§ SHORT PROBLEM: Output the full listing below exactly as it reads, and skip anything that is a picture.

§ SUPPLIED MATERIAL:
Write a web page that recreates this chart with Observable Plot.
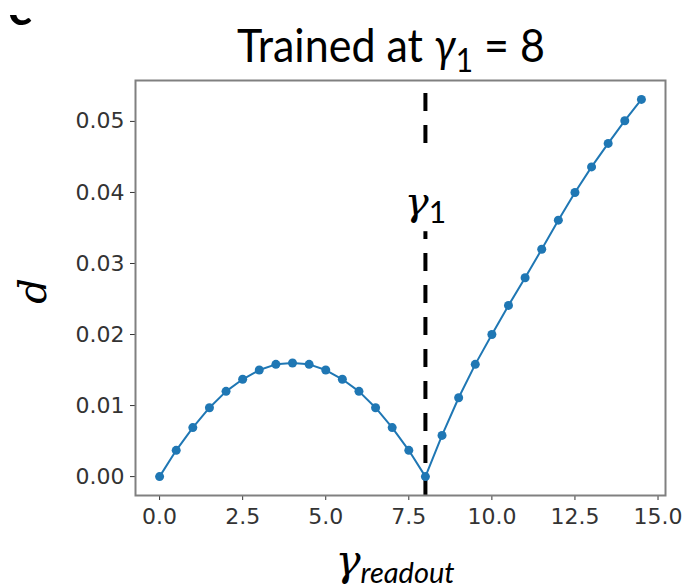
<!DOCTYPE html>
<html><head><meta charset="utf-8">
<script src="https://cdn.jsdelivr.net/npm/d3@7"></script>
<script src="https://cdn.jsdelivr.net/npm/@observablehq/plot@0.6"></script>
<style>body{margin:0;background:#fff}</style>
</head><body><div id="chart"></div>
<script>
// ---- data ----
const gammaReadout = [0,0.5,1,1.5,2,2.5,3,3.5,4,4.5,5,5.5,6,6.5,7,7.5,8,8.5,9,9.5,10,10.5,11,11.5,12,12.5,13,13.5,14,14.5];
const dValues = [0,0.0037,0.0069,0.0097,0.0120,0.0137,0.0150,0.0158,0.0160,0.0158,0.0150,0.0137,0.0120,0.0097,0.0069,0.0037,0,
                 0.0058,0.0111,0.0158,0.0200,0.0241,0.0280,0.0320,0.0361,0.0400,0.0436,0.0469,0.0501,0.0531];
const trainedGamma = [8];
const xTicks = [0,2.5,5,7.5,10,12.5,15];
const yTicks = [0,0.01,0.02,0.03,0.04,0.05];
const xDomain = [-0.725, 15.225];
const yDomain = [-0.00266, 0.05576];
const gammaLabel = [{x: 8, y: 0.0386, label: "γ1"}];

const data = gammaReadout.map((g, i) => ({g, d: dValues[i]}));

const chart = Plot.plot({
  width: 685, height: 588,
  marginLeft: 135, marginRight: 20, marginTop: 80, marginBottom: 93,
  style: {fontFamily: "DejaVu Sans", fontSize: "22px", color: "#333", background: "white", overflow: "visible"},
  x: {domain: xDomain, ticks: xTicks, tickFormat: d3.format(".1f"), label: null, tickSize: 5, tickPadding: 8},
  y: {domain: yDomain, ticks: yTicks, tickFormat: d3.format(".2f"), label: null, tickSize: 5, tickPadding: 6},
  marks: [
    Plot.ruleX(trainedGamma, {x: d => d, y1: yDomain[0], y2: yDomain[1], stroke: "black", strokeWidth: 4, strokeDasharray: "18,14"}),
    Plot.line(data, {x: "g", y: "d", stroke: "#1f77b4", strokeWidth: 2}),
    Plot.dot(data, {x: "g", y: "d", r: 4.5, fill: "#1f77b4"}),
    Plot.text(gammaLabel, {x: "x", y: "y", text: "label", fill: "black", fontSize: 40, fontFamily: "DejaVu Serif"}),
    Plot.frame({stroke: "#808080", strokeWidth: 2})
  ]
});
document.getElementById("chart").appendChild(chart);

const svg = d3.select(chart);

// subscripted annotation with white box behind it
svg.selectAll("text").filter(function(){ return this.textContent === "γ1"; }).each(function(){
  const t = d3.select(this);
  t.text(null);
  t.append("tspan").attr("font-style", "italic").text("γ");
  t.append("tspan").attr("font-size", 30).attr("dy", 8).attr("font-family", "Lato").text("1");
  const b = this.getBBox();
  d3.select(this.parentNode).insert("rect", () => this)
    .attr("transform", this.getAttribute("transform"))
    .attr("x", b.x - 4).attr("y", b.y - 22).attr("width", b.width + 8).attr("height", b.height + 24)
    .attr("fill", "white");
});

// title
const title = svg.append("text").attr("x", 391).attr("y", 62).attr("text-anchor", "middle")
  .attr("font-family", "Lato").attr("font-size", 46).attr("fill", "black");
title.append("tspan").text("Trained at ");
title.append("tspan").attr("font-style", "italic").text("γ");
title.append("tspan").attr("font-size", 32).attr("dy", 10).text("1");
title.append("tspan").attr("dy", -10).text(" = 8");
title.attr("textLength", 308).attr("lengthAdjust", "spacingAndGlyphs");

// y label
svg.append("text").attr("transform", "translate(46,291) rotate(-90)").attr("text-anchor", "middle")
  .attr("font-family", "DejaVu Serif").attr("font-style", "italic").attr("font-size", 40).attr("fill", "black").text("d");

// x label
const xl = svg.append("text").attr("x", 395).attr("y", 575).attr("text-anchor", "middle")
  .attr("font-family", "DejaVu Serif").attr("font-size", 42).attr("fill", "black");
xl.append("tspan").attr("font-style", "italic").text("γ");
xl.append("tspan").attr("font-family", "Lato").attr("font-style", "italic").attr("font-size", 29).attr("dy", 8).text("readout");

// panel letter, only its lower part visible (cropped in the source figure)
const clipBox = svg.append("svg").attr("x", 0).attr("y", 15).attr("width", 60).attr("height", 14).attr("overflow", "hidden");
clipBox.append("text").attr("x", 20).attr("y", 10).attr("text-anchor", "middle")
  .attr("font-family", "Lato").attr("font-weight", "bold").attr("font-size", 50).attr("fill", "black").text("c");
</script>
</body></html>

§ WORKED ANSWER:
Write a web page that recreates this chart with Observable Plot.
<!DOCTYPE html>
<html><head><meta charset="utf-8">
<script src="https://cdn.jsdelivr.net/npm/d3@7"></script>
<script src="https://cdn.jsdelivr.net/npm/@observablehq/plot@0.6"></script>
<style>body{margin:0;background:#fff}</style>
</head><body><div id="chart"></div>
<script>
// ---- data ----
const gammaReadout = [0,0.5,1,1.5,2,2.5,3,3.5,4,4.5,5,5.5,6,6.5,7,7.5,8,8.5,9,9.5,10,10.5,11,11.5,12,12.5,13,13.5,14,14.5];
const dValues = [0,0.0037,0.0069,0.0097,0.0120,0.0137,0.0150,0.0158,0.0160,0.0158,0.0150,0.0137,0.0120,0.0097,0.0069,0.0037,0,
                 0.0058,0.0111,0.0158,0.0200,0.0241,0.0280,0.0320,0.0361,0.0400,0.0436,0.0469,0.0501,0.0531];
const trainedGamma = [8];
const xTicks = [0,2.5,5,7.5,10,12.5,15];
const yTicks = [0,0.01,0.02,0.03,0.04,0.05];
const xDomain = [-0.725, 15.225];
const yDomain = [-0.00266, 0.05576];
const gammaLabel = [{x: 8, y: 0.0386, label: "γ1"}];

const data = gammaReadout.map((g, i) => ({g, d: dValues[i]}));

const chart = Plot.plot({
  width: 685, height: 588,
  marginLeft: 135, marginRight: 20, marginTop: 80, marginBottom: 93,
  style: {fontFamily: "DejaVu Sans", fontSize: "22px", color: "#333", background: "white", overflow: "visible"},
  x: {domain: xDomain, ticks: xTicks, tickFormat: d3.format(".1f"), label: null, tickSize: 5, tickPadding: 8},
  y: {domain: yDomain, ticks: yTicks, tickFormat: d3.format(".2f"), label: null, tickSize: 5, tickPadding: 6},
  marks: [
    Plot.ruleX(trainedGamma, {x: d => d, y1: yDomain[0], y2: yDomain[1], stroke: "black", strokeWidth: 4, strokeDasharray: "18,14"}),
    Plot.line(data, {x: "g", y: "d", stroke: "#1f77b4", strokeWidth: 2}),
    Plot.dot(data, {x: "g", y: "d", r: 4.5, fill: "#1f77b4"}),
    Plot.text(gammaLabel, {x: "x", y: "y", text: "label", fill: "black", fontSize: 40, fontFamily: "DejaVu Serif"}),
    Plot.frame({stroke: "#808080", strokeWidth: 2})
  ]
});
document.getElementById("chart").appendChild(chart);

const svg = d3.select(chart);

// subscripted annotation with white box behind it
svg.selectAll("text").filter(function(){ return this.textContent === "γ1"; }).each(function(){
  const t = d3.select(this);
  t.text(null);
  t.append("tspan").attr("font-style", "italic").text("γ");
  t.append("tspan").attr("font-size", 30).attr("dy", 8).attr("font-family", "Lato").text("1");
  const b = this.getBBox();
  d3.select(this.parentNode).insert("rect", () => this)
    .attr("transform", this.getAttribute("transform"))
    .attr("x", b.x - 4).attr("y", b.y - 22).attr("width", b.width + 8).attr("height", b.height + 24)
    .attr("fill", "white");
});

// title
const title = svg.append("text").attr("x", 391).attr("y", 62).attr("text-anchor", "middle")
  .attr("font-family", "Lato").attr("font-size", 46).attr("fill", "black");
title.append("tspan").text("Trained at ");
title.append("tspan").attr("font-style", "italic").text("γ");
title.append("tspan").attr("font-size", 32).attr("dy", 10).text("1");
title.append("tspan").attr("dy", -10).text(" = 8");
title.attr("textLength", 308).attr("lengthAdjust", "spacingAndGlyphs");

// y label
svg.append("text").attr("transform", "translate(46,291) rotate(-90)").attr("text-anchor", "middle")
  .attr("font-family", "DejaVu Serif").attr("font-style", "italic").attr("font-size", 40).attr("fill", "black").text("d");

// x label
const xl = svg.append("text").attr("x", 395).attr("y", 575).attr("text-anchor", "middle")
  .attr("font-family", "DejaVu Serif").attr("font-size", 42).attr("fill", "black");
xl.append("tspan").attr("font-style", "italic").text("γ");
xl.append("tspan").attr("font-family", "Lato").attr("font-style", "italic").attr("font-size", 29).attr("dy", 8).text("readout");

// panel letter, only its lower part visible (cropped in the source figure)
const clipBox = svg.append("svg").attr("x", 0).attr("y", 15).attr("width", 60).attr("height", 14).attr("overflow", "hidden");
clipBox.append("text").attr("x", 20).attr("y", 10).attr("text-anchor", "middle")
  .attr("font-family", "Lato").attr("font-weight", "bold").attr("font-size", 50).attr("fill", "black").text("c");
</script>
</body></html>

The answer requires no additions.